Despite the high-profile claims of Tinder and other dating services about their profound mission to satisfy every consumer's desires, real users of these apps are often dissatisfied with their performance. In particular, lack of matches or irrelevant recommendations. Therefore, many people try to cheat the system by "hacking" ML algorithms with scripts or special techniques.

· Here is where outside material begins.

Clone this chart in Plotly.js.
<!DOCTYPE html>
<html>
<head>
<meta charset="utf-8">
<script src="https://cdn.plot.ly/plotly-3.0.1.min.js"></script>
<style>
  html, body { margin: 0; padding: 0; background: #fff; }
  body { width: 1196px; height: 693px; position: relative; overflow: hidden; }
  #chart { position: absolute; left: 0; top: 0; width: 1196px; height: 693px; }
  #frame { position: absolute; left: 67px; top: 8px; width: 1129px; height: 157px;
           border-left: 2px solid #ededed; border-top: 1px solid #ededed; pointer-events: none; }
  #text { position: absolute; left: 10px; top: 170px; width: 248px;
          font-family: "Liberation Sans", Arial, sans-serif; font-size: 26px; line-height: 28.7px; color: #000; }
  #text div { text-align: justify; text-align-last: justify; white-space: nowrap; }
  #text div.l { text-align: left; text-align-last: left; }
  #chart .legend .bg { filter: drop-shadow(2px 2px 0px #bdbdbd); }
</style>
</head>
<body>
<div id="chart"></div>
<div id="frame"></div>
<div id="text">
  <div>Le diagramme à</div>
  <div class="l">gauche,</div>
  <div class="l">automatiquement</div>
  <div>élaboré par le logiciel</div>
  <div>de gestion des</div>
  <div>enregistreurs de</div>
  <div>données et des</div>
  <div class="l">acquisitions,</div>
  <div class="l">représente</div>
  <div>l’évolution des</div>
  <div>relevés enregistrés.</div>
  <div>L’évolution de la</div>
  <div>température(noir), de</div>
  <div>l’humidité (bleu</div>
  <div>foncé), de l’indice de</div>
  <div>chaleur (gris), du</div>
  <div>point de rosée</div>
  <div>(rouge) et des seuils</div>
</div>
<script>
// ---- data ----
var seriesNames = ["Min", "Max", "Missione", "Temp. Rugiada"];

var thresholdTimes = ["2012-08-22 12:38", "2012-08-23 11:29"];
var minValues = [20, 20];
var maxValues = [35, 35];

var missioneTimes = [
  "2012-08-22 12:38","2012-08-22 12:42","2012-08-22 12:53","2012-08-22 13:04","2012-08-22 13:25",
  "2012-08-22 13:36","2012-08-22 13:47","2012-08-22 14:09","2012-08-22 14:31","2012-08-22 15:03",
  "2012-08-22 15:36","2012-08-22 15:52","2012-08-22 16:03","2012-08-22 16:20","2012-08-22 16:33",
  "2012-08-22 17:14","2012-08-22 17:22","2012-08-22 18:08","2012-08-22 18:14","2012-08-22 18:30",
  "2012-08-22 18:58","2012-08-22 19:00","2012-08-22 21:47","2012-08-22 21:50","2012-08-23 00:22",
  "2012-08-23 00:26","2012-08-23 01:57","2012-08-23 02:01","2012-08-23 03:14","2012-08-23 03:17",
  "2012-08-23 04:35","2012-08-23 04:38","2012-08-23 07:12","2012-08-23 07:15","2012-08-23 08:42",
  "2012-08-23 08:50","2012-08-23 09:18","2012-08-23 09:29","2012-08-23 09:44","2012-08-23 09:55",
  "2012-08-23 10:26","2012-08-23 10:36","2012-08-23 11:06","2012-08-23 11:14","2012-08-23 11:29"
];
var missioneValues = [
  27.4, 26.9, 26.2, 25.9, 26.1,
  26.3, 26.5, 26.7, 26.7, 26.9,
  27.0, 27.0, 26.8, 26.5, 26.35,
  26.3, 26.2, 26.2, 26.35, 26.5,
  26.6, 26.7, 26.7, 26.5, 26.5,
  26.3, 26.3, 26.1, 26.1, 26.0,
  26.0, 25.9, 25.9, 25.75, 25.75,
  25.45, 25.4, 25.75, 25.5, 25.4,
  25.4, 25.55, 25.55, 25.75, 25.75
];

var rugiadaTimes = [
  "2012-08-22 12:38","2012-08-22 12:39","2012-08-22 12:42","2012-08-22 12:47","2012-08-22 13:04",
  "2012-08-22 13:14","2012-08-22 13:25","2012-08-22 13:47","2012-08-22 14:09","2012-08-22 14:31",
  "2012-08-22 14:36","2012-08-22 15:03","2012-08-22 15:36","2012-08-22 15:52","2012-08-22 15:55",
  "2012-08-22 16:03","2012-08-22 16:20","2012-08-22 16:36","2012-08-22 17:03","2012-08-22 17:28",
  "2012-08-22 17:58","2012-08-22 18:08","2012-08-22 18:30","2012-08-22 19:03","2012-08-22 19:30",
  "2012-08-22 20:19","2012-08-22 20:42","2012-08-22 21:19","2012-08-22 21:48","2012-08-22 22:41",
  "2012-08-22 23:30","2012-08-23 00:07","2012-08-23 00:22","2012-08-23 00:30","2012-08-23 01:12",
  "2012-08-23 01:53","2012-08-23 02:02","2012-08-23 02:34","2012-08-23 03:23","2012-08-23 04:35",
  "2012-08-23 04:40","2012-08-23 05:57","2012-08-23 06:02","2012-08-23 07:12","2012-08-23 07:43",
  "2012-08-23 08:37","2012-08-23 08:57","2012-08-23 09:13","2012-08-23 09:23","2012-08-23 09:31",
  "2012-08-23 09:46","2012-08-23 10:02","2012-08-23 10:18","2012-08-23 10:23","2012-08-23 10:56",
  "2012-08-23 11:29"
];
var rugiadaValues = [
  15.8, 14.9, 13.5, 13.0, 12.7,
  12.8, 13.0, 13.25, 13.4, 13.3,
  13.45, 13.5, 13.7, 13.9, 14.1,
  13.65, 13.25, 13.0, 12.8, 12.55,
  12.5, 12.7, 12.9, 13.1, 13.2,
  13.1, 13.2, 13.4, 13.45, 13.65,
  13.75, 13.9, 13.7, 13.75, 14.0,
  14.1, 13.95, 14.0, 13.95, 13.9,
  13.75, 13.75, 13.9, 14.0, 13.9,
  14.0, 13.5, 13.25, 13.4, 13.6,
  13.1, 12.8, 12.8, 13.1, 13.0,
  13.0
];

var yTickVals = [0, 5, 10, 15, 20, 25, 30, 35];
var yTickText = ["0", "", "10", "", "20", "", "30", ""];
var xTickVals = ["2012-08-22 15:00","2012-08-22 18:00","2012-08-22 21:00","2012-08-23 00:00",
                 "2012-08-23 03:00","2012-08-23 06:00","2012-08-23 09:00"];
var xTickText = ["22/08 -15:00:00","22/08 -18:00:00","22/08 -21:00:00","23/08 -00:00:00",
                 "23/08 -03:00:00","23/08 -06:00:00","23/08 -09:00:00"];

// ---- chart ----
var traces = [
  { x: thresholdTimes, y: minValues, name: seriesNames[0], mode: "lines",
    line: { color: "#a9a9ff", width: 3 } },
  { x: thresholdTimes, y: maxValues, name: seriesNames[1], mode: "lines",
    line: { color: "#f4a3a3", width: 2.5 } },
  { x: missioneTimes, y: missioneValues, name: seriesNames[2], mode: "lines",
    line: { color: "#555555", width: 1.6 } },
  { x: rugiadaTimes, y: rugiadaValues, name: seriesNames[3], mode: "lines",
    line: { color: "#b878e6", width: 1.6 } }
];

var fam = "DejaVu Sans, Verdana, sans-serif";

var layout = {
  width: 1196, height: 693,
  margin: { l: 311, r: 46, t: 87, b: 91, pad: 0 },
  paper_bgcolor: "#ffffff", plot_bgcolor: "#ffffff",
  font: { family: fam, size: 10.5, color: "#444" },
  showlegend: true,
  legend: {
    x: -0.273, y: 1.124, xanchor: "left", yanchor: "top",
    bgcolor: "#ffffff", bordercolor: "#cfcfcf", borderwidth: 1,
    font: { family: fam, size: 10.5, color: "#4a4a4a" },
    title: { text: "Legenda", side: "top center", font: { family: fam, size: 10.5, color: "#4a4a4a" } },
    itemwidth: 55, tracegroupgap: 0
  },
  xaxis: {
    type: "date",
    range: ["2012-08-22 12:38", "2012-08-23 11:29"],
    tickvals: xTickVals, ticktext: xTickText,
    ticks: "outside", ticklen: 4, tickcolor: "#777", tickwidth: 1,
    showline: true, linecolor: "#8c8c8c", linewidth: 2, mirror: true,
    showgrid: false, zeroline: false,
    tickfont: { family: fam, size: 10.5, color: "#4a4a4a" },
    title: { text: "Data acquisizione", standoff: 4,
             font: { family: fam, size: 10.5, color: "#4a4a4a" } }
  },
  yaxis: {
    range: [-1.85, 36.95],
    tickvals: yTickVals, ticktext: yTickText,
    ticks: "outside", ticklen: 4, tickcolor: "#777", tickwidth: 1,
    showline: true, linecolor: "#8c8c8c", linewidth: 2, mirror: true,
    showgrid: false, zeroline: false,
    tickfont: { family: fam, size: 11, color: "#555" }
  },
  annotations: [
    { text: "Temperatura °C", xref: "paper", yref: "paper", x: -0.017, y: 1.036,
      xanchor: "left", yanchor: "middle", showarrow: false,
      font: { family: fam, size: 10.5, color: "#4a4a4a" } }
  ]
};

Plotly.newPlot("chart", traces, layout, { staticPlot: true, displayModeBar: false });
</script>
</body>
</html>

For example, an interesting story is that of Chris McKinley, 35, from Los Angeles, who couldn't find a match on OkCupid for a long time because the topics he was interested in didn't resonate with most of the girls. So Chris created 12 fake accounts and wrote a Python script to automatically manage them. Each account responded randomly to the questions. That way he was able to cover all the questions with different answers and gained access to the entire database of L.A. girls who were registered on the site. McKinley then generated a dataset for his own search model, reducing the original sample by about a factor of 4. He then identified 7 groups of girls whose interests, habits, and outlook on life matched, and chose the 2 most attractive to him: young (25 - 35 years old) and more mature women (35 - 45 years old). Chris then created 2 accounts of him, focusing as much as possible on each target group. As a result, he got a huge number of matches. After going on 87 dates, McKinley proposed to the 88th girl out of the candidates selected in this way .
A similar experience can be made with Tinder using data tagging and Python scripts from a repository on GitHub . Tinder, however, isn't too fond of such hype. For example, the company forced Canadian programmer Justin Long to stop using a bot he wrote to automate the initial selection of candidates that Tinder's own ML algorithms offered. Similar to the dating system, Long's Bernie app was linked to a user's Tinder account and trained on likes and dislikes. After training, Bernie itself swiped candidates' photos for the user and even started a chat conversation when there was mutual interest .
Today, dating apps are one of the most common ways of getting to know each other. For example, in the U.S. 3 million people who met online got married from 2005 to 2012. This represents about 30% of all registered marriages. And the number of divorces in such cases is about 10 times lower than for people who have met each other differently . However, despite the active development of various methods of Data Science, modern ML algorithms and Big Data technologies can not yet cover all the nuances of interpersonal communication. For example, the so-called "chemistry" - the spontaneous sympathy that occurs when a man and a woman meet in person - remains outside the scope of a dating service. Therefore, it is not worth relying completely on the recommendation system of dating services in the hope of finding a life partner, forgetting about traditional offline dating.